TAIPEI, Taiwan (TheStreet) -- Is the worst over for Chinese stocks?
China's benchmark stock exchange appears to have stabilized after a free fall that shook financial markets around the world.
Helped by government intervention, the Shanghai Composite Index has been trading within a relatively narrow range since early July. Before that, Chinese stocks had soared about 150% over the past year, only to plunge more than 30% starting in June.
Those swings, caused by the extremes of margin trading among mom-and-pop Chinese investors, had initially energized foreign funds but later prompted many to cut positions.
The benchmark exchange has held relatively steady over the past five weeks largely because Beijing's market regulators will not let it drop below 3,500, per widespread reports and analyst speculation. Some believe authorities in the Communist government also won't let it surge past 4,500, effectively keeping it range-bound.
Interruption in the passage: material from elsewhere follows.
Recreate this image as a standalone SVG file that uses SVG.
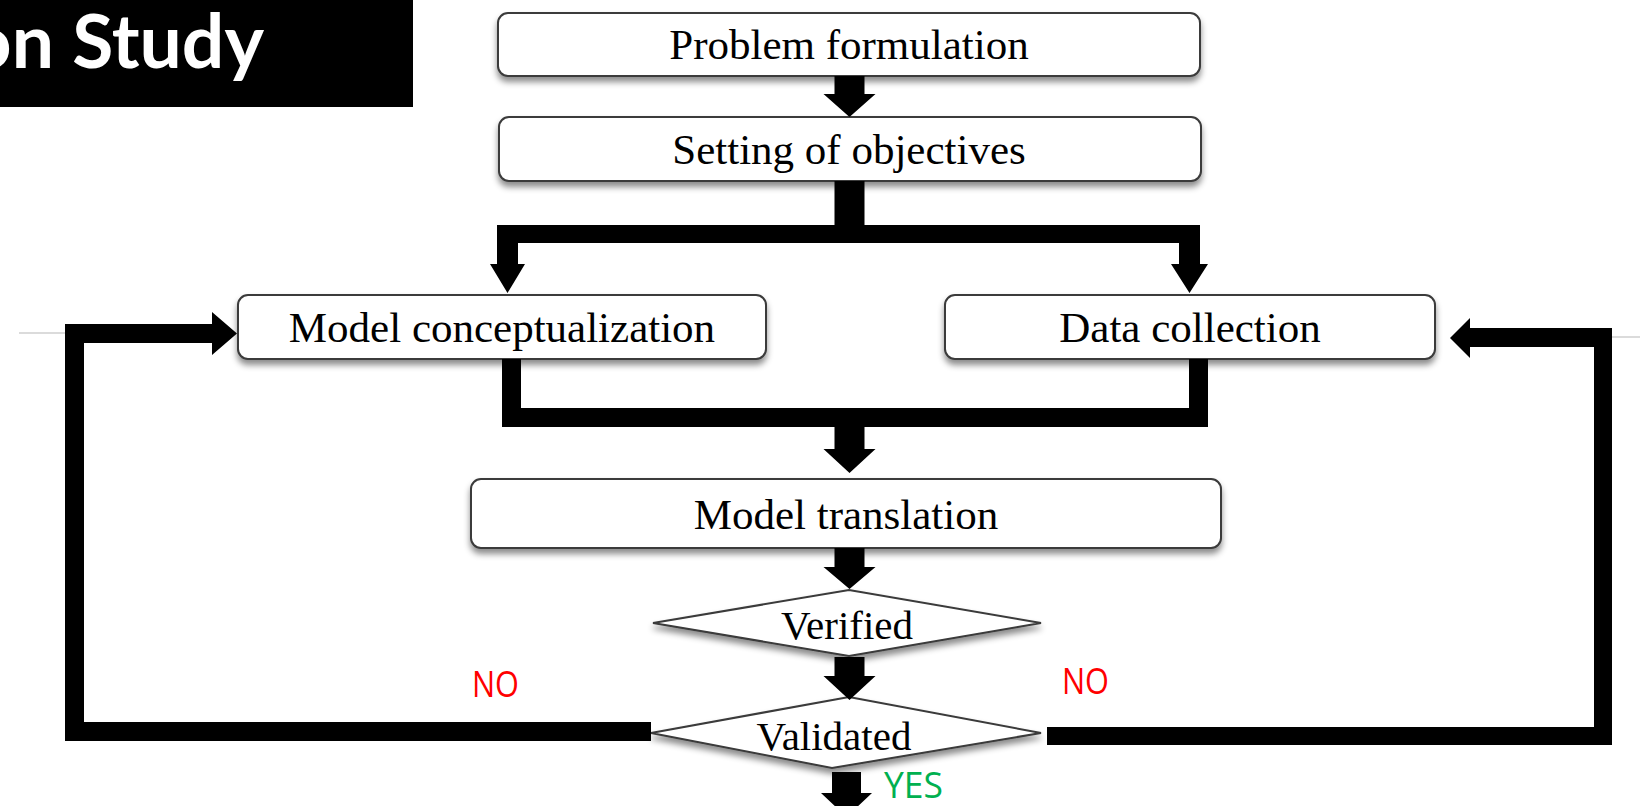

Chinese authorities would intervene, extending rescue measures taken last month, if Shanghai's "A" share prices pushed below 3,500. The index was trading around 3,900 on Monday.
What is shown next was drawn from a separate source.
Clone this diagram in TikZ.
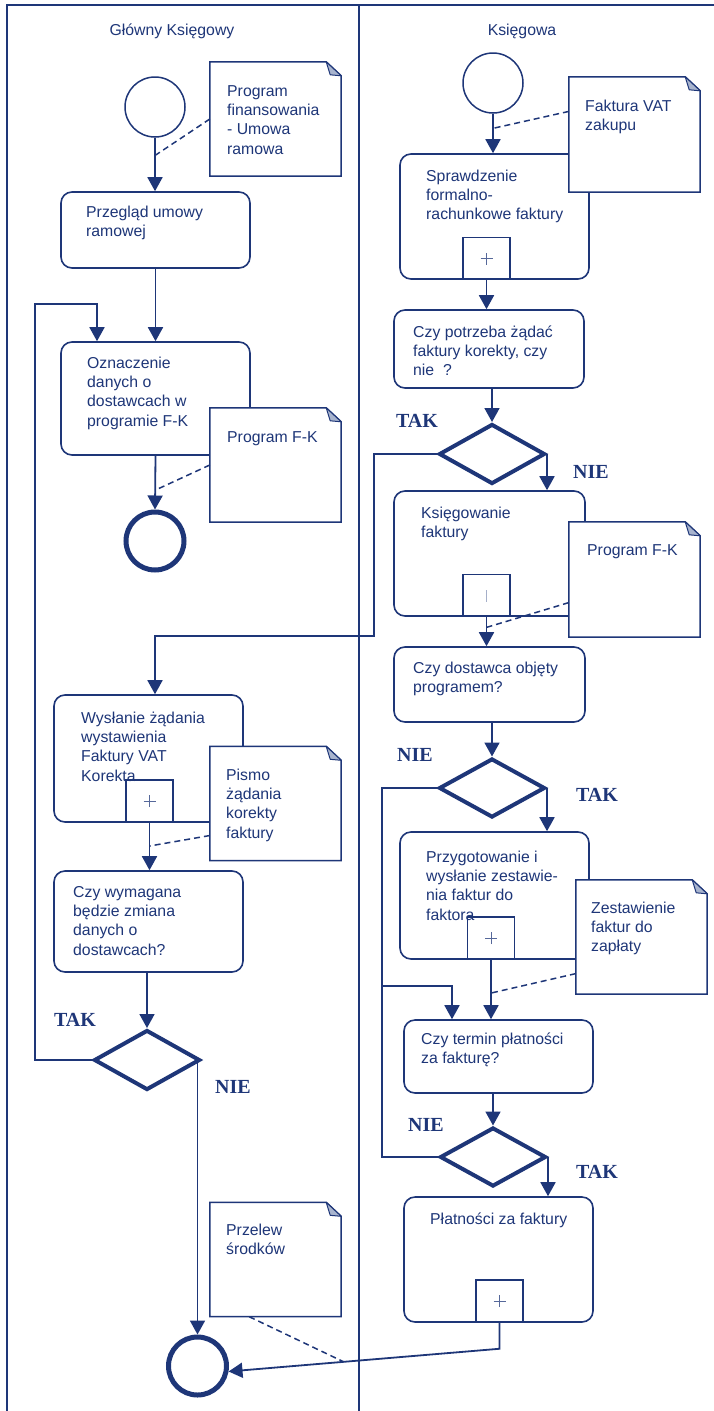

"Today's prices are largely where they are because of the intervention from the government," said Nitin Dialdas, chief investment officer with Hong Kong fund manager Mandarin Capital. "The floor at 3,500 should hold though as the government has set that as the level in which it will act, and it still has some ammunition left for any future attempts to break below that level."
China's ban on short selling, though possibly to be revisited, indicates that investors have "come in at the 3,500 level knowing that is where the government support has come in," Dialdas added.
Authorities also may be weighing new curbs on margin lending, which had doubled over six months to $322 billion in May.
Foreign funds returned to the market in mid-July after state rescue measures showed early signs of controlling the fall.
Individual foreign investors cannot buy and sell 'A' shares on their own. However, they can invest in the China funds offered by some of the 276 offshore institutions with special government quotas to trade in domestic markets.
They can pick, for example, the Fidelity Emerging Asia Fund (FSEAX - Get Report) or the Morgan Stanley China A Share Fund (CAF - Get Report); likewise, China products under U.S.-traded Morgan Stanley (MS - Get Report) or HSBC (HSBC). Some individual foreign investors buy into exchange-traded funds such as Market Vectors China ETF (PEK - Get Report).
Relief from volatility, with market support from Beijing, should allow foreign China funds to pick shares according to company fundamentals rather than fretting over broad up and down trends, although with lingering caution about the high valuations that had caused anxiety before the slump.
"Large index stocks in China, banks in particular, are attractive valuation wise," said Michael McGaughy, money manager and consultant with Yuan Asset Management in Hong Kong. "However, many 'A' shares are still not that cheap despite their fall."